Though the Legislature has already been in session for a few weeks, the district hasn’t had anyone to send. The election results for the district race were preemptively nullified in September 2016, when the Minnesota Supreme Court ruled that the district’s former representative, Bob Barrett, did not actually live in the district, thus rendering his then-current re-election bid ineligible. Given the proximity to the election and the inability for ballots to be updated, state law required that the votes in the race between Republican Barrett and his Democratic challenger Laurie Warner be nullified.
A new election day for the race was set for Feb. 14. After the election, political strategist Anne Neu won the GOP endorsement to face off against Warner, who works with Natural Spaces Domes. Both candidates live in North Branch.

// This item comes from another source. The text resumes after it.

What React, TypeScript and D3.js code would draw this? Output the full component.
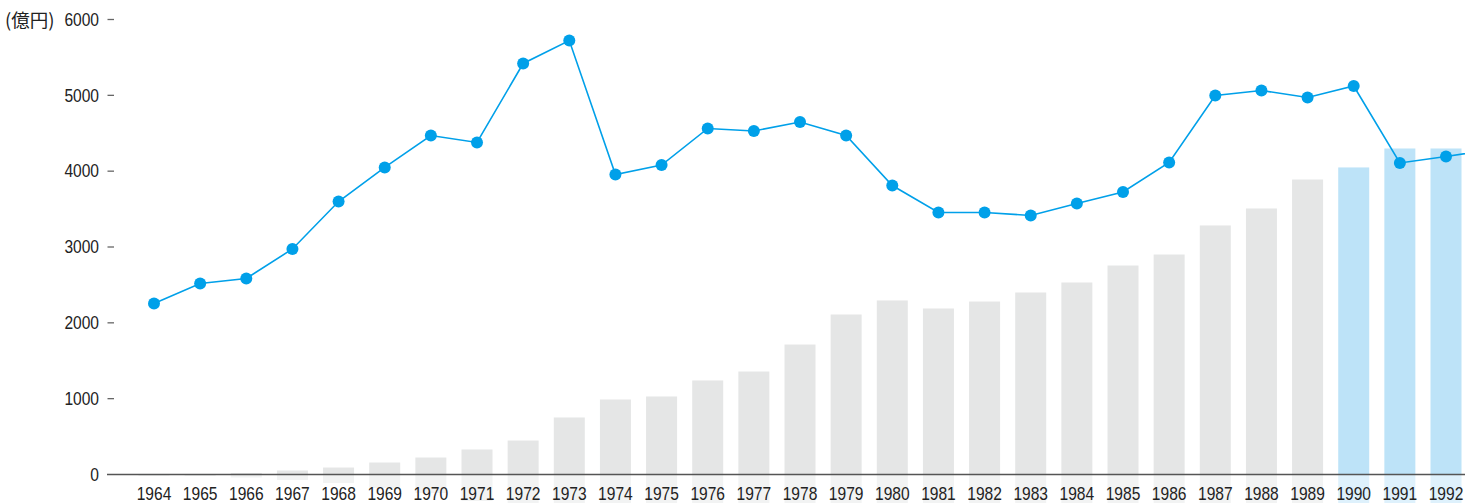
import React from "react";
import * as d3 from "d3";

const years = [1964,1965,1966,1967,1968,1969,1970,1971,1972,1973,1974,1975,1976,1977,1978,1979,1980,1981,1982,1983,1984,1985,1986,1987,1988,1989,1990,1991,1992];
const lineYears = [...years, 1993];
const lineValues = [2255,2519,2585,2974,3600,4049,4470,4378,5420,5723,3956,4081,4563,4530,4649,4470,3811,3455,3455,3416,3574,3725,4114,4998,5064,4972,5123,4108,4194,4285];
const barValues = [0,0,20,53,92,158,224,330,448,752,989,1029,1240,1358,1714,2110,2295,2189,2281,2400,2532,2756,2901,3284,3508,3890,4049,4299,4299];
const highlightYears = [1990,1991,1992];
const yTicks = [0,1000,2000,3000,4000,5000,6000];
const unitLabel = "(億円)";

const W = 1465, H = 503;
const font = '"Liberation Sans", Arial, sans-serif';
const SX = 0.89;

export default function App() {
  const x = d3.scalePoint<number>().domain(lineYears).range([154, 154 + 29 * 46.143]);
  const y = d3.scaleLinear().domain([0, 6000]).range([474.5, 19.5]);
  const y0 = y(0);
  const bw = 31;
  const line = d3.line<number>().x((_, i) => x(lineYears[i])!).y(d => y(d));

  return (
    <div style={{ position: "absolute", left: 0, top: 0 }}>
      <svg width={W} height={H} style={{ display: "block" }}>
        {barValues.map((v, i) => {
          const hl = highlightYears.includes(years[i]);
          const h = y0 - y(v);
          return (
            <rect key={"r" + i} x={x(years[i])! - bw / 2} y={y0} width={bw} height={h + 1.5}
              fill={hl ? "#def1fc" : "#f2f3f3"} />
          );
        })}
        {barValues.map((v, i) => {
          const hl = highlightYears.includes(years[i]);
          return (
            <rect key={"b" + i} x={x(years[i])! - bw / 2} y={y(v)} width={bw} height={y0 - y(v)}
              fill={hl ? "#bde3f8" : "#e5e6e6"} />
          );
        })}
        <line x1={107} x2={W} y1={y0} y2={y0} stroke="#555" strokeWidth={1.5} />
        {yTicks.map(t => (
          <g key={t}>
            {t > 0 && <line x1={107.5} x2={114} y1={y(t)} y2={y(t)} stroke="#666" strokeWidth={1.3} />}
            <text transform={`translate(99,${y(t) + 6.3}) scale(${SX},1)`} textAnchor="end" fontFamily={font} fontSize={17.5} fill="#222">{t}</text>
          </g>
        ))}
        <text x={5} y={y(6000) + 7} fontFamily='"Noto Sans CJK JP", sans-serif' fontSize={18.5} fill="#222">{unitLabel}</text>
        {years.map(yr => (
          <text key={yr} transform={`translate(${x(yr)},499.5) scale(${SX},1)`} textAnchor="middle" fontFamily={font} fontSize={17.5} fill="#222">{yr}</text>
        ))}
        <path d={line(lineValues) || ""} fill="none" stroke="#00a0e9" strokeWidth={1.6} />
        {lineValues.map((v, i) => (
          <circle key={"c" + i} cx={x(lineYears[i])} cy={y(v)} r={6} fill="#00a0e9" />
        ))}
      </svg>
    </div>
  );
}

Neu has been involved in various organizational facets with state politics for more than 15 years, and she’s currently the executive director of the Minnesota House Republican Campaign Committee and on the board of the conservative Minnesota Excellence in Public Service Series. When Barrett’s spot opened for another Republican, Neu thought it might be a good time to get involved with government more directly.
“I think my values and principles align well with the residents of Chisago County,” she said.

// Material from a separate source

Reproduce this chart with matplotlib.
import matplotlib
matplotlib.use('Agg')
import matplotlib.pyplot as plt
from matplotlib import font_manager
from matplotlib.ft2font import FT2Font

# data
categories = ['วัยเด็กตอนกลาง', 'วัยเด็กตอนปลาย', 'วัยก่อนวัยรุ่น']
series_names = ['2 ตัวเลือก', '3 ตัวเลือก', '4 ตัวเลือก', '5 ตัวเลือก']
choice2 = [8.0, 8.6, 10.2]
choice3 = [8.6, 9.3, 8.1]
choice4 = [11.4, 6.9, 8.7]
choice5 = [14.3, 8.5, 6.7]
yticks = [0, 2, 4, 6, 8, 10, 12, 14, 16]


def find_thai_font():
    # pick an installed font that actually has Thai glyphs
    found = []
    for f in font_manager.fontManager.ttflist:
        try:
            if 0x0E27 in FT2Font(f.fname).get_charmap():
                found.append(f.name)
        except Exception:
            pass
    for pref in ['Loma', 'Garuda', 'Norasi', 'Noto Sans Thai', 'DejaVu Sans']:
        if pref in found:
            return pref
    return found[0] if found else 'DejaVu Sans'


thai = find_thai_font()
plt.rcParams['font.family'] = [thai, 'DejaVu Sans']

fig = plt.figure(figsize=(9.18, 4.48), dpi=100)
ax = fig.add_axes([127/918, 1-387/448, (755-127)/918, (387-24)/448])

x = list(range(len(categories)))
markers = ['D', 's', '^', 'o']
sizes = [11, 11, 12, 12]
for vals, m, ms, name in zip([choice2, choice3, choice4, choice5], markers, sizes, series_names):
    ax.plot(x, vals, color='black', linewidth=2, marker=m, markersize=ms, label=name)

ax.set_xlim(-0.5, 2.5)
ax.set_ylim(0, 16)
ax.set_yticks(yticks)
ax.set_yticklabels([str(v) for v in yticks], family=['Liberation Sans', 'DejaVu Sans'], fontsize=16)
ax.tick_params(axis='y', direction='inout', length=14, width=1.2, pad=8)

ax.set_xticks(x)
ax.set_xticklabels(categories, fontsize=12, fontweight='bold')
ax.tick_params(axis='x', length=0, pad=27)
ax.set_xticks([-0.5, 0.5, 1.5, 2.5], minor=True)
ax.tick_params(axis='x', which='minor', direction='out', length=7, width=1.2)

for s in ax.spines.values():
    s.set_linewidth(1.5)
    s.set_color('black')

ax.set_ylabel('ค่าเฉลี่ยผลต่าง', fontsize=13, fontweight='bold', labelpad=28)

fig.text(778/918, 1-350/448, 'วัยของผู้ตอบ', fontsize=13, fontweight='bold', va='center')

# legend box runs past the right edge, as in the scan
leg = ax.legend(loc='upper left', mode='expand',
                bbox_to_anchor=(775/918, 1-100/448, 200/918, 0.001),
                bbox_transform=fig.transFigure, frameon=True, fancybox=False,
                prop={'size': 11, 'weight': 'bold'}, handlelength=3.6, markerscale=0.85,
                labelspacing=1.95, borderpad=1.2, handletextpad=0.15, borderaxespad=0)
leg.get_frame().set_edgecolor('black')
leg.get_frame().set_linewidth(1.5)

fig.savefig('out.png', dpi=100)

If elected, Neu said, her top priority would be restoring a health insurance system she said has been left in ruins by the Affordable Care Act, also known as Obamacare, and Minnesota’s health insurance exchange MNsure. She’d like the Legislature to continue to work on premium relief and to help Minnesotans get more health insurance options.
“(Individuals) know the needs of their families better than bureaucrats,” she said.
Another key plank in Neu’s campaign is the belief that Minnesotans are overtaxed, a theme she said she has heard over and over on the campaign trail.
“With a $1.4 billion budget surplus, clearly, we’re being taxed too much,” she said, adding that with revenues so far exceeding budgeted expenses, “We don’t even have to cut anything initially to offer tax relief.”
Warner said in an email interview that some of her top priorities include jobs, transportation and expanding broadband in the district. On the transportation front, she stressed a desire for a variety of approaches that included repairing crumbling infrastructure while also establishing an improved public transit system in the area.
“I will work to repair and update our transportation system through long-term funding,” she wrote. “We need to be planning for how we are going to sustainably fund our transportation needs over the next 25 years as technology changes.”
Regarding jobs, Warner wants to employ tax cuts, an increase in affordable housing and what she called “removing government barriers to success” to woo more good employees to the area and allow businesses to thrive where they are.
“Strong, local businesses are a backbone of our local communities,” she said.
One priority on which the candidates are aligned is in equitable school funding. Both Neu and Warner believe local schools are not funded equally under the state’s current school funding format and vowed to give their local schools the representation they deserve.
The special election date is unusual, and as a result, both campaigns have struggled to raise awareness about the winter decision day. Neu said a key message of her campaign is for potential Republican voters to avoid complacency.
“After the losses in November, I think the Democrats are really motivated,” she said, adding that one of her common refrains to would-be voters is that though there are more Republican voters in the district, “If we don’t show up and vote, we won’t win.”
Warner wrote that while raising and maintaining awareness has been a challenge, especially because her and Barrett’s names were already on last November’s ballot, that’s not the most frustrating part of the race.
“The distressing part of this situation is that when the legislative session began in January, the people of District 32B were without a state representative,” she wrote.
Neu said she will act as a voice of the people first at the Capitol, not as someone driven by outside interests.
“I don’t necessarily go to the Legislature with a personal agenda,” she said. “I believe it’s my job to go and be an advocate for the people of Chisago County.”
Warner promised to look past partisan politics and focus on the needs of the communities she’ll represent.
“The heart of politics is taking care of each other while preparing for our future,” she wrote.
In Wyoming, the polling place will be at Maranatha Church (24799 Forest Blvd.) and will be open from 7 a.m. to 8 p.m. District residents can also vote early at the Chisago County Courthouse (313 N. Main St. Center City).